Matthew, they said, has started a family with his wife, Erin, and they have a 4-month-old, Jack. There are plans set for him to soon take over the family business, Leonard Electric, which they used their Navy schooling for.

The two said they try to push the basic values of the military on their children, such as “manners, having the love of your country and the responsibility you have to the country to keep it on its toes to push forward and make positive changes.”

The Leonards, however, did experience the stress of missing each other and being apart in the Navy when they married, but they recognized that it’s one of the sacrifices you make when you enlist.

“It’s a lot of hardship being in the military,” said Tom. “One is deployed, one is at home, or we’d both be deployed in different places. It’s a lot of stress.”

“I cried every night,” said Michele. “You just have to get through it because you have no choice.”

Despite the separation, the Leonards are beyond grateful for the opportunity to travel around the world and meet different kinds of people they likely wouldn’t have met if they stayed in Mantua.

The couple has been to places such as Greece, Scotland, Italy and France — to name a few — and they said they met people who expressed the utmost kindness to complete strangers.

“It broadens you to travel because you get to meet people unlike yourself,” said Michele. “You also get a sense people are people no matter wherever you go. It doesn’t matter what country they’re from.

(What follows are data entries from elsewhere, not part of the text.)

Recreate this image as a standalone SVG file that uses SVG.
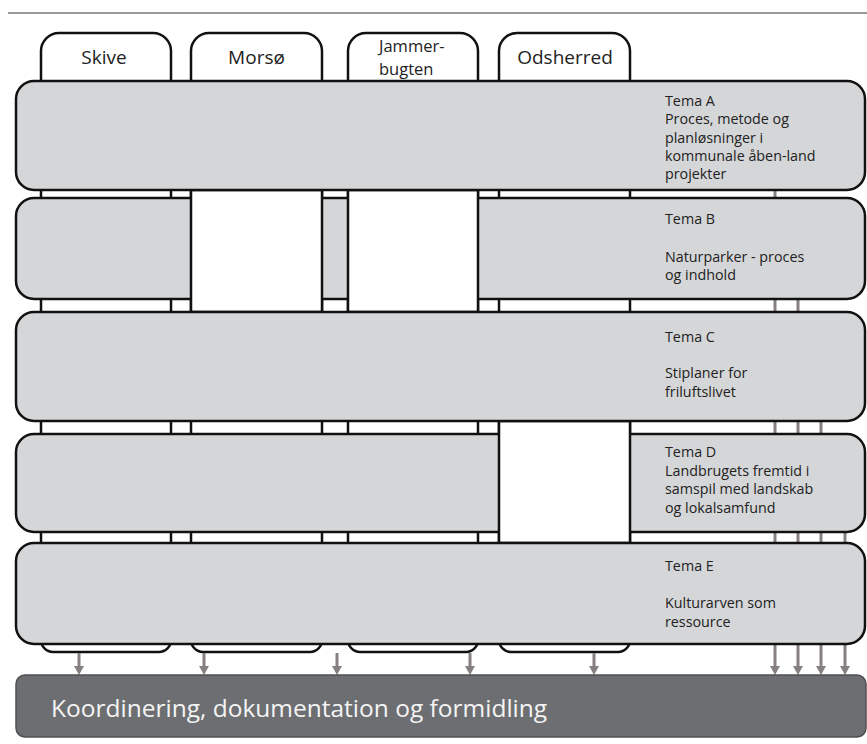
<svg xmlns="http://www.w3.org/2000/svg" width="867" height="744" viewBox="0 0 867 744">
  <style>
    .col { fill: #ffffff; stroke: #111111; stroke-width: 2.5; }
    .row { fill: #d5d6d8; stroke: #111111; stroke-width: 2.5; }
    .gap { fill: #ffffff; stroke: #111111; stroke-width: 2.5; }
    .tab { font-family: "Open Sans", "Noto Sans", sans-serif; font-size: 19px; fill: #222222; }
    .tab2 { font-family: "Open Sans", "Noto Sans", sans-serif; font-size: 16.5px; fill: #222222; }
    .lbl { font-family: "Open Sans", "Noto Sans", sans-serif; font-size: 14.3px; fill: #222222; }
    .bar { fill: #6d6e71; stroke: #4f5052; stroke-width: 1.5; }
    .bartxt { font-family: "Open Sans", "Noto Sans", sans-serif; font-size: 24.5px; fill: #f4f4f4; }
    .arr { stroke: #878081; stroke-width: 3; fill: none; marker-end: url(#ah); }
  </style>
  <defs>
    <marker id="ah" markerUnits="userSpaceOnUse" markerWidth="10" markerHeight="10" refX="0" refY="5" orient="auto">
      <path d="M0,0 L9,5 L0,10 Z" fill="#878081"/>
    </marker>
  </defs>
  <rect x="0" y="0" width="867" height="744" fill="#ffffff"/>
  <line x1="8" y1="13" x2="867" y2="13" stroke="#9a9a9a" stroke-width="2"/>

  <g id="columns">
    <g id="col-skive">
      <path class="col" d="M41,51 A18,18 0 0 1 59,33 H153 A18,18 0 0 1 171,51 V640 A12,12 0 0 1 159,652 H53 A12,12 0 0 1 41,640 Z"/>
      <text class="tab" x="104" y="64" text-anchor="middle">Skive</text>
    </g>
    <g id="col-morso">
      <path class="col" d="M191,51 A18,18 0 0 1 209,33 H304 A18,18 0 0 1 322,51 V640 A12,12 0 0 1 310,652 H203 A12,12 0 0 1 191,640 Z"/>
      <text class="tab" x="256.5" y="64" text-anchor="middle">Morsø</text>
    </g>
    <g id="col-jammerbugten">
      <path class="col" d="M348,51 A18,18 0 0 1 366,33 H460 A18,18 0 0 1 478,51 V640 A12,12 0 0 1 466,652 H360 A12,12 0 0 1 348,640 Z"/>
      <text class="tab2" x="379" y="52">Jammer-</text>
      <text class="tab2" x="379" y="75">bugten</text>
    </g>
    <g id="col-odsherred">
      <path class="col" d="M499,51 A18,18 0 0 1 517,33 H612 A18,18 0 0 1 630,51 V640 A12,12 0 0 1 618,652 H511 A12,12 0 0 1 499,640 Z"/>
      <text class="tab" x="565" y="64" text-anchor="middle">Odsherred</text>
    </g>
  </g>

  <g id="connectors">
    <line class="arr" x1="775" y1="190" x2="775" y2="666"/>
    <line class="arr" x1="798" y1="299" x2="798" y2="666"/>
    <line class="arr" x1="821" y1="421" x2="821" y2="666"/>
    <line class="arr" x1="845" y1="532" x2="845" y2="666"/>
    <line class="arr" x1="79" y1="653" x2="79" y2="666"/>
    <line class="arr" x1="204" y1="653" x2="204" y2="666"/>
    <line class="arr" x1="337" y1="653" x2="337" y2="666"/>
    <line class="arr" x1="470" y1="653" x2="470" y2="666"/>
    <line class="arr" x1="594" y1="653" x2="594" y2="666"/>
  </g>

  <g id="tema-b">
    <rect class="row" x="16" y="198" width="849" height="101" rx="18"/>
    <rect class="gap" x="191" y="190" width="131" height="122"/>
    <rect class="gap" x="348" y="190" width="130" height="122"/>
    <text class="lbl" x="665" y="224">Tema B</text>
    <text class="lbl" x="665" y="262">Naturparker - proces</text>
    <text class="lbl" x="665" y="280">og indhold</text>
  </g>

  <g id="tema-d">
    <rect class="row" x="16" y="434" width="849" height="98" rx="18"/>
    <rect class="gap" x="499" y="421" width="131" height="122"/>
    <text class="lbl" x="665" y="457">Tema D</text>
    <text class="lbl" x="665" y="476">Landbrugets fremtid i</text>
    <text class="lbl" x="665" y="494">samspil med landskab</text>
    <text class="lbl" x="665" y="513">og lokalsamfund</text>
  </g>

  <g id="tema-a">
    <rect class="row" x="16" y="81" width="849" height="109" rx="18"/>
    <text class="lbl" x="665" y="106">Tema A</text>
    <text class="lbl" x="665" y="124">Proces, metode og</text>
    <text class="lbl" x="665" y="143">planløsninger i</text>
    <text class="lbl" x="665" y="161">kommunale åben-land</text>
    <text class="lbl" x="665" y="179">projekter</text>
  </g>

  <g id="tema-c">
    <rect class="row" x="16" y="312" width="849" height="109" rx="18"/>
    <text class="lbl" x="665" y="342">Tema C</text>
    <text class="lbl" x="665" y="378">Stiplaner for</text>
    <text class="lbl" x="665" y="397">friluftslivet</text>
  </g>

  <g id="tema-e">
    <rect class="row" x="16" y="543" width="849" height="101" rx="18"/>
    <text class="lbl" x="665" y="571">Tema E</text>
    <text class="lbl" x="665" y="608">Kulturarven som</text>
    <text class="lbl" x="665" y="627">ressource</text>
  </g>

  <g id="koordinering">
    <rect class="bar" x="16" y="675" width="850" height="62" rx="9"/>
    <text class="bartxt" x="51" y="717">Koordinering, dokumentation og formidling</text>
  </g>
</svg>
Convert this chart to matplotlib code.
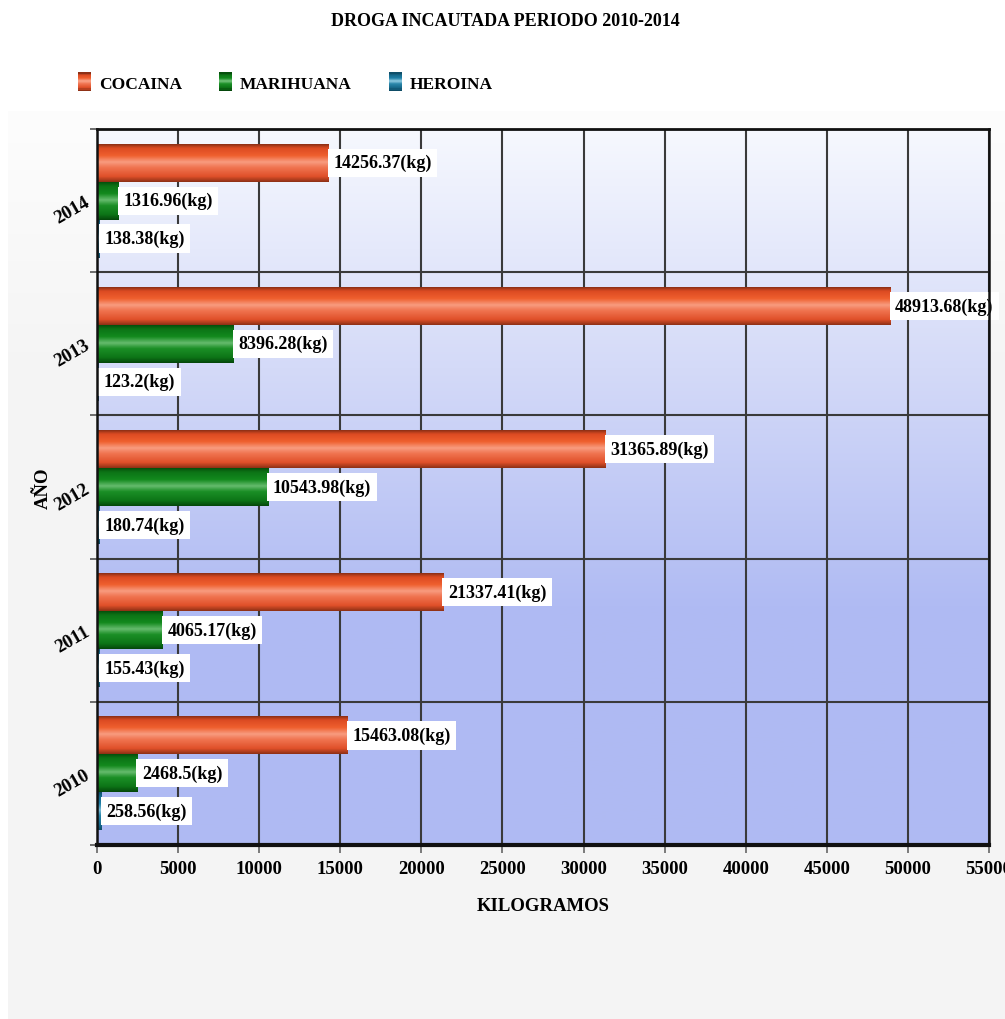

You all want the same things.”

They said if anyone is unsure of what to do with their lives, to consider enlisting in the military.

“The old part about having someone scream in your face during bootcamp — that’s real,” said Michele. “They do tear you down, but they build you back up again and the foundation they give you is fantastic.”

As they head on to 37 years of marriage, the two reminisce on what they’ve been through in the Navy and are happy for the positive effect it has on their lives.

“I absolutely loved my time and the people I met,” said Michele. “One of the people I met was me and I liked me. I think that had a lot to do with the travel and you can really find yourself. I found quite a few things that I hold dear to myself.”